The Big Fat Fix
Produced by Dr. Aseem Malhotra and Donal O’Neill
The debate about what causes heart disease rages on, and another video weighs in on the plague that has haunted Western civilization for a century, give or take. Big names are thrown around on all sides of the debate. One of the first and increasingly well-known names is Ancel Keys. Keys of course was the instigator of the infamous six- and seven-country studies purporting to show a correlation between dietary fat intake and heart disease. One interesting point made by the video is that Keys himself later stated that he didn’t think there was any connection between dietary cholesterol and atherosclerosis.
Incorrect understanding of the problem leads to ineffective solutions. Diets low in animal fat don’t solve the problem because animal fat wasn’t the problem to begin with. Professor Christiaan Barnard, a pioneer in heart transplants, said he saved one hundred and fifty lives through heart transplants. He later realized that preventive medicine would have saved one hundred and fifty million lives. Thinking that the human body is a simple machine where parts can be easily replaced leads to ineffective and very expensive solutions.
The preventive approach in this video includes diet and lifestyle. The filmmakers refer to the “Mediterranean diet,” which seems to mean different things to different people. Fortunately the film gets more specific about which foods are good and which are not. One example is Crete, where goat and lamb are dietary staples and total fat intake can be up to 40 percent.

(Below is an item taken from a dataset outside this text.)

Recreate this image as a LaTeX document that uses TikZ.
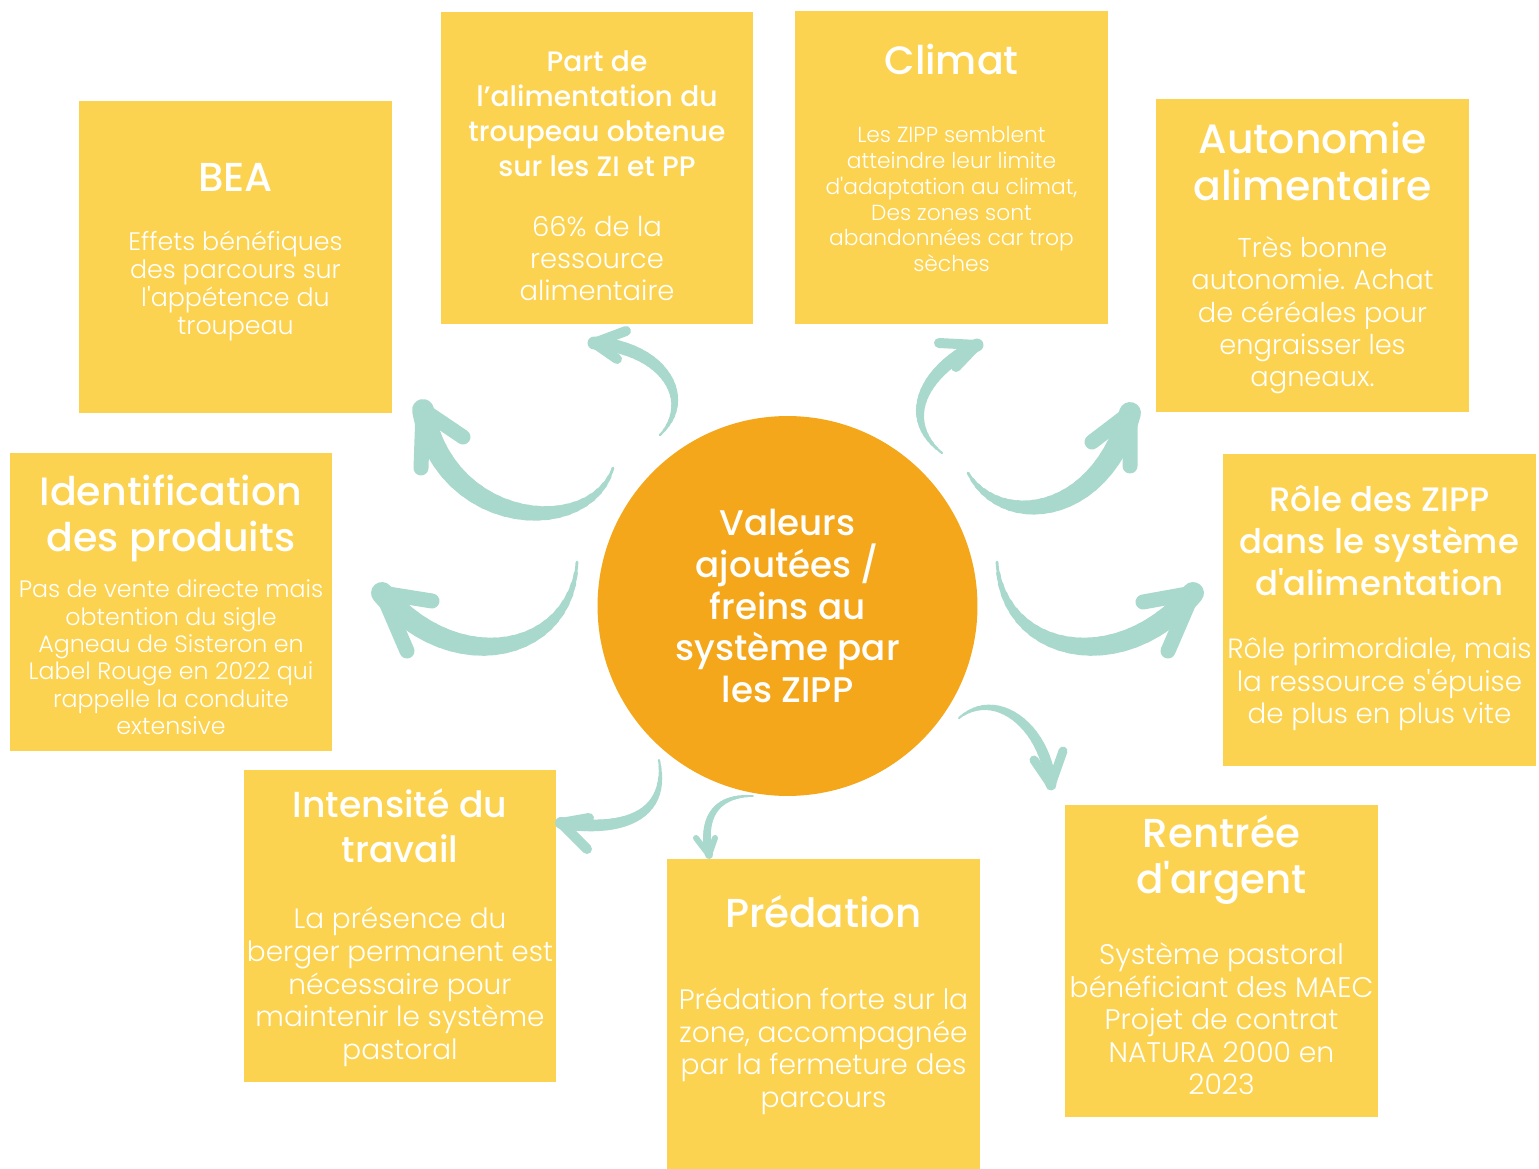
\documentclass[tikz,border=0pt]{standalone}
\usepackage{fontspec}
\setmainfont{Poppins}[UprightFont=* Medium, Ligatures=TeXOff]
\newfontfamily\lightfont{Poppins Light}[Ligatures=TeXOff]

\definecolor{boxyellow}{RGB}{252,211,80}
\definecolor{huborange}{RGB}{244,167,26}
\definecolor{swooshteal}{RGB}{169,217,204}

% title, gap, body of one card
\newcommand\fixspace{\spaceskip=\fontdimen2\font\relax}
\newcommand\cardtext[7]{{\fontsize{#1}{#2}\selectfont\fixspace #3\par}\vspace{#4}{\lightfont\fontsize{#5}{#6}\selectfont\fixspace #7\par}}
% tapered brush stroke: tail, c1 x y, c2 x y, tip, width in px
\newcommand\swoosh[7]{%
  \foreach \k in {1,...,24}{%
    \pgfmathsetmacro\ta{(\k-1)/24}%
    \pgfmathsetmacro\tb{\k/24}%
    \pgfmathsetmacro\lw{0.5669*(1.5+(#7-1.5)*sin(90*\tb))}%
    \pgfsetlinewidth{\lw pt}%
    \pgfpathcurvebetweentime{\ta}{\tb}{\pgfpointanchor{#1}{center}}{\pgfpointxy{#2}{#3}}{\pgfpointxy{#4}{#5}}{\pgfpointanchor{#6}{center}}%
    \pgfusepath{stroke}}}

\begin{document}
\begin{tikzpicture}[x=0.02cm, y=-0.02cm,
  panel/.style={rectangle, fill=boxyellow, inner sep=0pt, minimum width=6.26cm, minimum height=6.26cm},
  cardtext/.style={text=white, align=center, text width=8cm, inner sep=0pt},
  hub/.style={circle, fill=huborange, text=white, align=center, minimum size=7.6cm, inner sep=0pt, font=\fontsize{20.3}{23.8}\selectfont},
  chevron/.style={draw=swooshteal, line cap=round, line join=round}]
\useasboundingbox (0,0) rectangle (1539,1169);

% boxes
\node[panel] (bea) at (235.5,257) {};
\node[panel] (part) at (597,168) {};
\node[panel] (clim) at (951.5,167.5) {};
\node[panel] (auto) at (1312.5,255.5) {};
\node[panel, minimum width=6.44cm, minimum height=5.96cm] (ident) at (171,602) {};
\node[panel] (role) at (1379.5,610) {};
\node[panel] (inten) at (400,926) {};
\node[panel, minimum height=6.2cm] (pred) at (823.5,1014) {};
\node[panel] (rent) at (1221.5,961) {};
\node[hub] (hub) at (787.5,606) {Valeurs\\ajoutées /\\freins au\\système par\\les ZIPP};

% texts
\node[cardtext] (bea-text) at (235.5,252) {\cardtext{23}{27}{BEA}{18pt}{14.4}{15.9}{Effets bénéfiques\\des parcours sur\\l'appétence du\\troupeau}};
\node[cardtext] (part-text) at (597,176) {\cardtext{16}{19.8}{Part de\\l’alimentation du\\troupeau obtenue\\sur les ZI et PP}{15.6pt}{15.6}{18.4}{66\% de la\\ressource\\alimentaire}};
\node[cardtext] (clim-text) at (951.5,158) {\cardtext{22.5}{26}{Climat}{24pt}{12.4}{14.7}{Les ZIPP semblent\\atteindre leur limite\\d'adaptation au climat,\\Des zones sont\\abandonnées car trop\\sèches}};
\node[cardtext] (auto-text) at (1312.5,258) {\cardtext{23.3}{27}{Autonomie\\alimentaire}{14pt}{15.5}{18.4}{Très bonne\\autonomie. Achat\\de céréales pour\\engraisser les\\agneaux.}};
\node[cardtext] (ident-text) at (171,605) {\cardtext{22.5}{26}{Identification\\des produits}{9.3pt}{13.5}{15.6}{Pas de vente directe mais\\obtention du sigle\\Agneau de Sisteron en\\Label Rouge en 2022 qui\\rappelle la conduite\\extensive}};
\node[cardtext] (role-text) at (1379.5,608) {\cardtext{19.3}{23.8}{Rôle des ZIPP\\dans le système\\d'alimentation}{17.9pt}{15.8}{18.4}{Rôle primordiale, mais\\la ressource s'épuise\\de plus en plus vite}};
\node[cardtext] (inten-text) at (400,928) {\cardtext{20.6}{25.5}{Intensité du\\travail}{18.7pt}{15.9}{18.7}{La présence du\\berger permanent est\\nécessaire pour\\maintenir le système\\pastoral}};
\node[cardtext] (pred-text) at (823.5,1005) {\cardtext{23}{27}{Prédation}{28pt}{16}{18.5}{Prédation forte sur la\\zone, accompagnée\\par la fermeture des\\parcours}};
\node[cardtext] (rent-text) at (1221.5,955) {\cardtext{23}{26}{Rentrée\\d'argent}{21pt}{16.1}{18.5}{Système pastoral\\bénéficiant des MAEC\\Projet de contrat\\NATURA 2000 en\\2023}};

% arrow ends
\coordinate (part-s) at (660,435);   \coordinate (part-t) at (594,343);
\coordinate (bea-s) at (613,468);    \coordinate (bea-t) at (423,410);
\coordinate (ident-s) at (577,562);  \coordinate (ident-t) at (382,593);
\coordinate (clim-s) at (942,453);   \coordinate (clim-t) at (977,345);
\coordinate (auto-s) at (968,473);   \coordinate (auto-t) at (1130,413);
\coordinate (role-s) at (997,562);   \coordinate (role-t) at (1193,593);
\coordinate (rent-s) at (959,718);   \coordinate (rent-t) at (1051,785);
\coordinate (pred-s) at (753,796);   \coordinate (pred-t) at (709,855);
\coordinate (inten-s) at (659,760);  \coordinate (inten-t) at (561,823);

\begin{scope}[color=swooshteal, line cap=round]
\swoosh{part-s}{695}{400}{665}{348}{part-t}{13}
\swoosh{bea-s}{590}{540}{445}{530}{bea-t}{22}
\swoosh{ident-s}{572}{655}{455}{680}{ident-t}{22}
\swoosh{clim-s}{900}{420}{922}{372}{clim-t}{13}
\swoosh{auto-s}{1000}{530}{1100}{520}{auto-t}{22}
\swoosh{role-s}{1002}{655}{1120}{680}{role-t}{22}
\swoosh{rent-s}{995}{688}{1045}{725}{rent-t}{11}
\swoosh{pred-s}{712}{795}{702}{822}{pred-t}{8}
\swoosh{inten-s}{668}{812}{630}{833}{inten-t}{12}
\end{scope}

% arrow heads
\draw[chevron, line width=0.2cm] (part-t) ++(32,-12) -- (part-t) -- ++(23,16);
\draw[chevron, line width=0.3cm] (bea-t) ++(40,27) -- (bea-t) -- ++(-2,58);
\draw[chevron, line width=0.3cm] (ident-t) ++(50,8) -- (ident-t) -- ++(25,58);
\draw[chevron, line width=0.2cm] (clim-t) ++(-38,-2) -- (clim-t) -- ++(-21,22);
\draw[chevron, line width=0.3cm] (auto-t) ++(-38,29) -- (auto-t) -- ++(0,53);
\draw[chevron, line width=0.3cm] (role-t) ++(-50,9) -- (role-t) -- ++(-25,58);
\draw[chevron, line width=0.18cm] (rent-t) ++(-17,-25) -- (rent-t) -- ++(12,-34);
\draw[chevron, line width=0.12cm] (pred-t) ++(-13,-17) -- (pred-t) -- ++(6,-17);
\draw[chevron, line width=0.2cm] (inten-t) ++(28,-5) -- (inten-t) -- ++(26,26);
\end{tikzpicture}
\end{document}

The video’s list of good or even super foods includes coconut oil, eggs, grass-fed butter, olive oil, cheese and fermented full-fat dairy. Sounds like the diet of health heretics everywhere. Sugar and vegetable oil are at the top of the public enemy list where they should be.
At least one quote in the movie suggests that exercise, especially intense exercise, is overrated if not dangerous. However the filmmakers show numerous examples of exercises that look pretty intense to me, so I’m not sure what the message is there. The main point of the video is that diet and lifestyle are more effective than any drug. That makes my thumb happy. My thumb is UP.
This article appeared in Wise Traditions in Food, Farming and the Healing Arts, the quarterly magazine of the Weston A. Price Foundation, Fall 2017.